The Cuban economy shrank by 11 percent last year, mostly due to the loss of tourism after the island was forced to go into lock down. Some residents say the pandemic has been far worse in Cuba than the official numbers reported - 977 deaths and 144,000 cases in total - which is relatively low for an island of 11 million inhabitants.

Making it worse was the closure of the U.S. consulate in Havana by the Trump administration in 2018, due to the mysterious illness of employees from apparent “sonic” attacks. That has made it practically impossible for Cubans to process visa requests to visit relatives in the United States under a family reunification program.

Several Cuban American members of Congress have presented a bill to process family reunification visa requests at the Guantanamo Bay U.S. Naval Station in Cuba, until a suitable place is found elsewhere on the island.

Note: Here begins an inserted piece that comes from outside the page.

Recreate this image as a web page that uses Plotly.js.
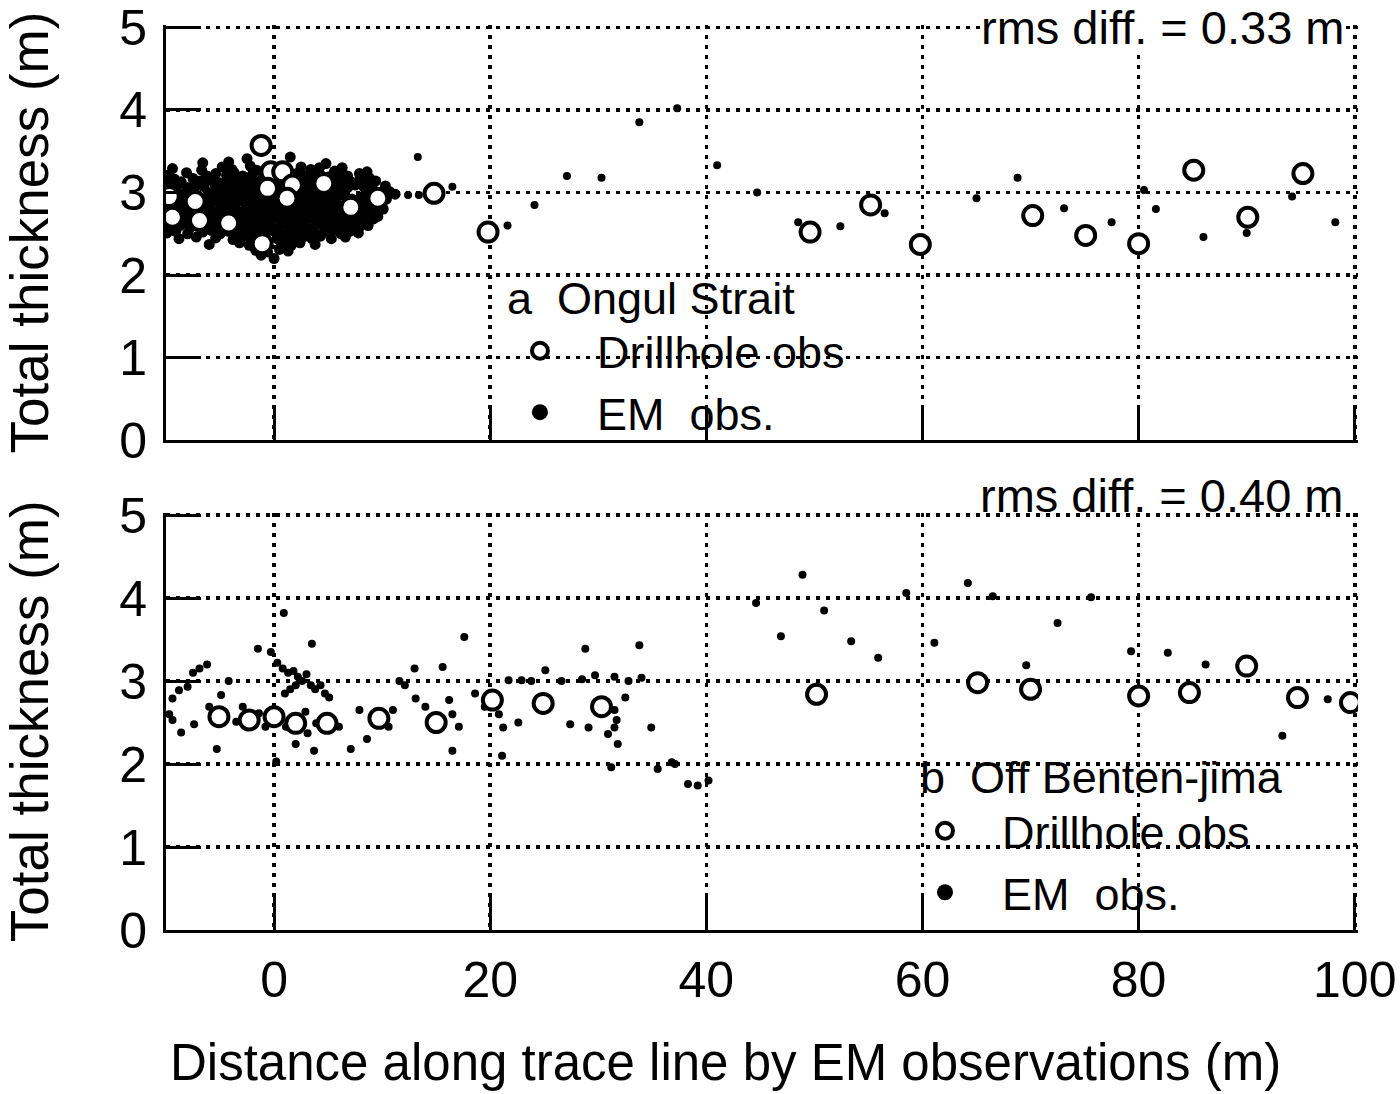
<!DOCTYPE html>
<html>
<head>
<meta charset="utf-8">
<script src="https://cdn.plot.ly/plotly-3.0.1.min.js"></script>
<style>
  html, body { margin: 0; padding: 0; background: #ffffff; }
  #chart { width: 1400px; height: 1094px; }
</style>
</head>
<body>
<div id="chart"></div>
<script>
//#region data
// a: Ongul Strait (upper panel)
const topDrill = [
  [-9.7,2.95],[-9.4,2.70],[-7.3,2.89],[-6.9,2.66],[-4.2,2.63],[-1.2,3.57],[-0.3,3.25],[0.8,3.25],
  [-0.6,3.05],[1.7,3.09],[1.2,2.93],[4.6,3.11],[7.1,2.82],[9.6,2.93],[-1.1,2.38],
  [14.8,2.99],[19.8,2.52],[49.6,2.52],[55.2,2.85],[59.8,2.37],[70.2,2.72],[75.1,2.48],
  [80.0,2.38],[85.1,3.27],[90.1,2.70],[95.2,3.23]
];
// dense EM cloud between -10 and 11 m
const topEmCluster = [
  [-4.2,3.37],[-2.5,3.41],[1.5,3.43],[4.8,3.35],[-6.6,3.36],
  [-9.4,3.29],[-6.7,3.27],[-4.8,3.31],[-3.9,3.28],[-2.2,3.32],[-1.6,3.27],[0.2,3.30],[2.5,3.31],[3.4,3.28],[4.2,3.30],[5.6,3.26],[6.3,3.30],[8.6,3.25],
  [-9.8,3.21],[-8.1,3.24],[-6.2,3.20],[-5.4,3.23],[-4.4,3.21],[-3.7,3.24],[-2.9,3.20],[-2.0,3.22],[-1.0,3.25],[0.4,3.19],[1.2,3.18],[2.1,3.23],[2.9,3.20],[3.6,3.24],[4.3,3.21],[5.1,3.19],[5.9,3.22],[6.8,3.20],[7.9,3.23],[8.8,3.18],
  [-10,3.14],[-9.2,3.16],[-8.6,3.13],[-7.5,3.17],[-6.8,3.14],[-5.9,3.15],[-5.1,3.12],[-4.3,3.16],[-3.5,3.14],[-2.7,3.17],[-1.9,3.13],[-1.2,3.15],[0.3,3.12],[2.6,3.16],[3.3,3.13],[4.0,3.17],[4.8,3.14],[5.6,3.12],[6.4,3.16],[7.1,3.13],[7.9,3.15],[8.7,3.12],[9.4,3.14],
  [-9.6,3.07],[-8.9,3.10],[-8.0,3.06],[-7.3,3.09],[-6.5,3.07],[-5.5,3.10],[-4.7,3.06],[-3.9,3.09],[-3.1,3.07],[-2.3,3.10],[-1.6,3.06],[0.9,3.06],[2.9,3.09],[3.6,3.06],[5.2,3.07],[6.0,3.10],[6.8,3.06],[7.5,3.09],[8.3,3.07],[9.1,3.10],[10.3,3.08],
  [-10,3.00],[-9.1,3.02],[-8.3,2.99],[-7.4,3.03],[-6.1,3.00],[-5.3,3.02],[-4.5,2.99],[-3.7,3.01],[-2.9,3.03],[-2.1,2.99],[-1.4,3.02],[0.4,3.00],[2.3,3.03],[3.1,2.99],[3.9,3.02],[4.6,3.00],[5.4,3.03],[6.2,2.99],[8.5,3.02],[9.3,3.00],[10.7,3.01],[11.2,2.98],
  [-9.5,2.93],[-8.7,2.95],[-8.0,2.92],[-6.3,2.94],[-5.6,2.96],[-4.9,2.92],[-4.1,2.95],[-3.3,2.93],[-2.5,2.96],[-1.8,2.92],[-1.0,2.94],[-0.3,2.92],[0.5,2.95],[2.5,2.93],[3.3,2.96],[4.1,2.92],[4.9,2.95],[5.7,2.93],[6.5,2.96],[7.2,2.92],[8.0,2.94],[8.8,2.96],[10.4,2.92],
  [-10,2.86],[-9.2,2.88],[-8.4,2.85],[-7.7,2.88],[-6.0,2.86],[-5.2,2.89],[-4.4,2.85],[-3.6,2.87],[-2.8,2.89],[-2.0,2.85],[-1.3,2.88],[-0.5,2.86],[0.3,2.89],[1.1,2.85],[1.9,2.87],[2.7,2.88],[3.5,2.85],[4.3,2.87],[5.1,2.89],[5.9,2.85],[7.4,2.87],[8.2,2.89],[9.0,2.85],[9.8,2.87],
  [-9.7,2.79],[-9.0,2.81],[-8.2,2.78],[-7.4,2.82],[-6.7,2.79],[-5.9,2.81],[-5.1,2.78],[-4.3,2.80],[-3.6,2.82],[-2.8,2.78],[-2.0,2.81],[-1.2,2.79],[-0.4,2.82],[0.4,2.78],[1.2,2.80],[2.0,2.82],[2.8,2.78],[3.6,2.81],[4.4,2.79],[5.2,2.82],[6.0,2.78],[7.8,2.80],[8.6,2.82],[9.4,2.78],[10.1,2.80],
  [-10,2.72],[-8.6,2.74],[-7.9,2.71],[-6.3,2.73],[-5.5,2.75],[-4.7,2.71],[-3.9,2.74],[-3.1,2.72],[-2.3,2.75],[-1.5,2.71],[-0.7,2.73],[0.1,2.75],[0.9,2.71],[1.7,2.74],[2.5,2.72],[3.3,2.75],[4.1,2.71],[4.9,2.73],[5.7,2.75],[6.5,2.71],[7.3,2.74],[8.1,2.72],[8.9,2.75],[9.6,2.71],
  [-9.8,2.65],[-9.0,2.67],[-8.2,2.64],[-6.0,2.66],[-5.2,2.68],[-4.4,2.64],[-3.6,2.67],[-2.8,2.65],[-2.0,2.68],[-1.2,2.64],[-0.4,2.66],[0.4,2.68],[1.2,2.64],[2.0,2.67],[2.8,2.65],[3.6,2.68],[4.4,2.64],[5.2,2.66],[6.0,2.68],[6.8,2.64],[7.6,2.67],[8.4,2.65],[9.2,2.68],
  [-9.5,2.58],[-8.7,2.60],[-7.8,2.57],[-7.0,2.61],[-6.3,2.58],[-5.5,2.60],[-3.3,2.57],[-2.5,2.61],[-1.7,2.58],[-0.9,2.60],[-0.1,2.57],[0.7,2.61],[1.5,2.58],[2.3,2.60],[3.1,2.57],[3.9,2.61],[4.7,2.58],[5.5,2.60],[6.3,2.57],[7.1,2.61],[7.9,2.58],[8.7,2.60],
  [-9.9,2.51],[-9.1,2.53],[-8.0,2.50],[-6.6,2.52],[-5.8,2.54],[-5.0,2.50],[-4.2,2.53],[-3.4,2.51],[-2.6,2.54],[-1.8,2.50],[-1.0,2.52],[-0.2,2.54],[0.6,2.50],[1.4,2.53],[2.2,2.51],[3.0,2.54],[3.8,2.50],[4.6,2.52],[5.4,2.54],[6.2,2.50],[7.0,2.53],[7.8,2.51],
  [-8.8,2.44],[-7.2,2.46],[-5.4,2.45],[-3.8,2.43],[-3.0,2.46],[-2.2,2.44],[-1.5,2.47],[0.3,2.44],[1.1,2.46],[1.9,2.43],[2.7,2.46],[3.5,2.44],[4.3,2.47],[5.3,2.44],[6.6,2.46],
  [-6.0,2.37],[-3.2,2.39],[-2.3,2.36],[0.7,2.38],[1.6,2.36],[2.4,2.39],[3.8,2.37],
  [-1.7,2.30],[-0.6,2.28],[0.5,2.31],[1.3,2.29],[0.0,2.20],[-1.2,2.24]
];
const topEmScatter = [
  [12.4,2.97],[13.4,2.97],[13.3,3.43],[16.5,3.07],[21.6,2.60],[24.1,2.85],[27.1,3.20],[30.3,3.18],
  [33.8,3.85],[37.3,4.02],[41.0,3.33],[44.7,3.00],[48.5,2.64],[52.4,2.59],[56.5,2.75],[65.0,2.93],
  [68.8,3.18],[73.1,2.81],[77.5,2.64],[80.5,3.03],[81.6,2.80],[86.0,2.46],[90.0,2.51],[94.2,2.95],[98.2,2.64]
];

// b: Off Benten-jima (lower panel)
const botDrill = [
  [-5.1,2.57],[-2.3,2.53],[0.0,2.57],[2.0,2.49],[4.9,2.49],[9.7,2.55],[15.0,2.50],[20.2,2.77],
  [24.9,2.73],[30.3,2.69],[50.2,2.84],[65.1,2.98],[70.0,2.90],[80.0,2.82],[84.7,2.86],[90.0,3.18],
  [94.7,2.80],[99.6,2.74]
];
const botEm = [
  [-9.7,2.60],[-9.4,2.79],[-9.4,2.53],[-8.8,2.89],[-8.6,2.38],[-8.0,2.93],[-7.5,3.10],[-7.4,2.48],
  [-6.9,3.15],[-6.2,3.20],[-6.0,2.69],[-5.3,2.18],[-4.9,2.83],[-4.2,3.00],[-3.5,2.51],[-2.9,2.69],
  [-1.5,3.39],[-1.4,2.61],[-0.8,2.45],[-0.3,3.35],[0.2,2.03],[0.3,3.22],[0.8,3.15],[0.9,3.82],
  [1.0,2.85],[1.1,2.45],[1.3,3.10],[1.5,2.90],[1.8,3.12],[2.0,2.95],[2.0,2.24],[2.2,3.05],
  [2.6,3.00],[2.9,2.63],[3.0,3.08],[3.1,2.37],[3.4,2.95],[3.5,3.45],[3.7,2.16],[3.8,2.90],
  [3.9,2.49],[4.3,2.95],[4.7,2.85],[5.1,2.80],[6.0,2.45],[7.1,2.18],[7.9,2.65],[8.6,2.30],
  [9.1,2.57],[10.6,2.45],[11.0,2.65],[11.6,3.00],[12.1,2.95],[13.0,3.15],[13.1,2.79],[14.0,2.69],
  [15.6,3.17],[16.2,2.77],[16.5,2.60],[16.5,2.16],[17.1,2.45],[17.6,3.53],[18.6,2.85],[19.5,2.69],
  [20.8,2.60],[21.1,2.10],[21.2,2.44],[21.7,3.01],[22.6,2.50],[22.9,3.01],[23.8,3.00],[25.1,3.13],
  [26.6,3.00],[27.4,2.48],[28.5,3.02],[28.8,3.39],[29.1,2.44],[29.7,3.07],[30.9,2.36],[31.2,1.96],
  [31.5,3.05],[31.5,2.65],[31.5,2.44],[31.7,2.53],[31.8,2.24],[32.5,2.80],[32.8,3.00],[33.8,3.43],
  [34.0,3.04],[34.9,2.44],[35.5,1.94],[36.8,2.02],[37.1,2.00],[38.3,1.76],[39.2,1.74],[40.2,1.80],
  [44.6,3.94],[46.9,3.54],[48.9,4.28],[50.9,3.85],[53.4,3.48],[55.9,3.28],[58.5,4.06],[61.1,3.46],
  [64.2,4.18],[66.5,4.02],[69.6,3.19],[72.5,3.70],[75.6,4.01],[79.3,3.36],[82.7,3.34],[86.2,3.20],
  [93.3,2.34],[97.5,2.78]
];

const xTicks = [0, 20, 40, 60, 80, 100];
const yTicks = [0, 1, 2, 3, 4, 5];
const rmsTop = 'rms diff. = 0.33 m';
const rmsBot = 'rms diff. = 0.40 m';
//#endregion

//#region traces
const FONT = 'Liberation Sans, Arial, sans-serif';
const xs = pts => pts.map(p => p[0]);
const ys = pts => pts.map(p => p[1]);

const emMarker = { color: '#000000', size: 8 };
const clusterMarker = { color: '#000000', size: 11 };
const drillMarker = { symbol: 'circle', color: '#ffffff', size: 19, line: { color: '#000000', width: 4 } };

const traces = [
  { x: xs(topEmCluster), y: ys(topEmCluster), xaxis: 'x2', yaxis: 'y2', type: 'scatter', mode: 'markers', marker: clusterMarker, showlegend: false },
  { x: xs(topEmScatter), y: ys(topEmScatter), xaxis: 'x2', yaxis: 'y2', type: 'scatter', mode: 'markers', marker: emMarker, showlegend: false },
  { x: xs(topDrill), y: ys(topDrill), xaxis: 'x2', yaxis: 'y2', type: 'scatter', mode: 'markers', marker: drillMarker, name: 'Drillhole obs', legend: 'legend' },
  { x: [null], y: [null], xaxis: 'x2', yaxis: 'y2', type: 'scatter', mode: 'markers', marker: { color: '#000000', size: 20 }, name: 'EM  obs.', legend: 'legend' },

  { x: xs(botEm), y: ys(botEm), xaxis: 'x', yaxis: 'y', type: 'scatter', mode: 'markers', marker: emMarker, showlegend: false },
  { x: xs(botDrill), y: ys(botDrill), xaxis: 'x', yaxis: 'y', type: 'scatter', mode: 'markers', marker: drillMarker, name: 'Drillhole obs', legend: 'legend2' },
  { x: [null], y: [null], xaxis: 'x', yaxis: 'y', type: 'scatter', mode: 'markers', marker: { color: '#000000', size: 20 }, name: 'EM  obs.', legend: 'legend2' }
];
//#endregion

//#region layout
const gridStyle = { showgrid: true, gridcolor: '#000000', gridwidth: 3.5, griddash: '4px,6px' };
const tickStyle = { ticks: 'inside', ticklen: 35, tickwidth: 3, tickcolor: '#000000' };
const lineStyle = { showline: true, linecolor: '#000000', linewidth: 3, mirror: false, zeroline: false, automargin: false };

// ranges run a hair past 5 and 100 so the edge grid lines at 5 and 100 are still drawn
const baseX = {
  range: [-10, 100.3], tickmode: 'array', tickvals: xTicks,
  tickfont: { family: FONT, size: 50, color: '#000000' }, ticklabelstandoff: 4, ticklabeloverflow: 'allow',
  ...gridStyle, ...tickStyle, ...lineStyle
};
const baseY = {
  range: [0, 5.03], tickmode: 'array', tickvals: yTicks,
  tickfont: { family: FONT, size: 50, color: '#000000' }, ticklabelstandoff: 6, ticklabeloverflow: 'allow',
  title: { text: 'Total thickness (m)', font: { family: FONT, size: 53, color: '#000000' }, standoff: 60 },
  ...gridStyle, ...tickStyle, ...lineStyle
};

const legendBase = {
  font: { family: FONT, size: 45, color: '#000000' },
  bgcolor: 'rgba(0,0,0,0)', borderwidth: 0, itemwidth: 104,
  xanchor: 'left', yanchor: 'top', tracegroupgap: 0
};

const annFont = { family: FONT, size: 45, color: '#000000' };
const paperText = (text, x, y, xanchor, extra) => ({
  text, xref: 'paper', yref: 'paper', x, y, xanchor, yanchor: 'middle', showarrow: false,
  font: annFont, ...(extra || {})
});

const layout = {
  width: 1400, height: 1094,
  paper_bgcolor: '#ffffff', plot_bgcolor: '#ffffff',
  margin: { l: 166, r: 42, t: 25, b: 164 },
  showlegend: true,
  xaxis: { ...baseX, anchor: 'y' },
  yaxis: { ...baseY, domain: [0, 0.4613], anchor: 'x' },
  xaxis2: { ...baseX, anchor: 'y2', matches: 'x', showticklabels: false },
  yaxis2: { ...baseY, domain: [0.5414, 1], anchor: 'x2' },
  legend: { ...legendBase, x: 0.2659, y: 0.6796 },
  legend2: { ...legendBase, x: 0.6057, y: 0.1492 },
  annotations: [
    paperText(rmsTop, 0.9899, 0.9972, 'right', { bgcolor: '#ffffff', borderpad: 0, font: { ...annFont, size: 47 } }),
    paperText(rmsBot, 0.9899, 0.4805, 'right', { font: { ...annFont, size: 47 } }),
    paperText('a  Ongul Strait', 0.2844, 0.6983, 'left'),
    paperText('b  Off Benten-jima', 0.6309, 0.1680, 'left'),
    paperText('Distance along trace line by EM observations (m)', 0.4690, -0.1459, 'center', { font: { ...annFont, size: 51 } })
  ]
};
//#endregion

Plotly.newPlot('chart', traces, layout, { staticPlot: true, displayModeBar: false });
</script>
</body>
</html>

"Allowing applicants to conduct their interviews at the naval station would ensure that U.S. personnel remain safe and would greatly ease the burden on Cuban applicants by allowing them to remain on the island during the application process," Mario Diaz-Balart, the Republican congressman from Miami, wrote in an op-ed column in the Nuevo Herald on Tuesday.

The Key Biscayne sailboat

It remains unclear who the migrants are and where they came from, though Univision found evidence in the sailboat that indicated they had come from Cuba. A plastic bucket in the boat carried lettering from Cupet, Cuba’s state-owned gasoline company.

While the boat was structurally intact it had no engine and had only a canvas tarp sail with a mast and rigging made from tree branches, rope and some adjustable metal tension screws. It seemed unlikely to have been able to make the 225-mile journey from Cuba’s north coast to Miami, battling the strong currents of the Straits of Florida.

Ropes on the prow indicated it might have been towed part of the way by a smuggling vessel. There were also several unopened bottles of water from a Florida supermarket found on board.

"It doesn't look seaworthy," said Alex Cobo, a local resident who witnessed the boat's arrival. "They must be so desperate to risk it like that. You have to feel sorry for them." he added.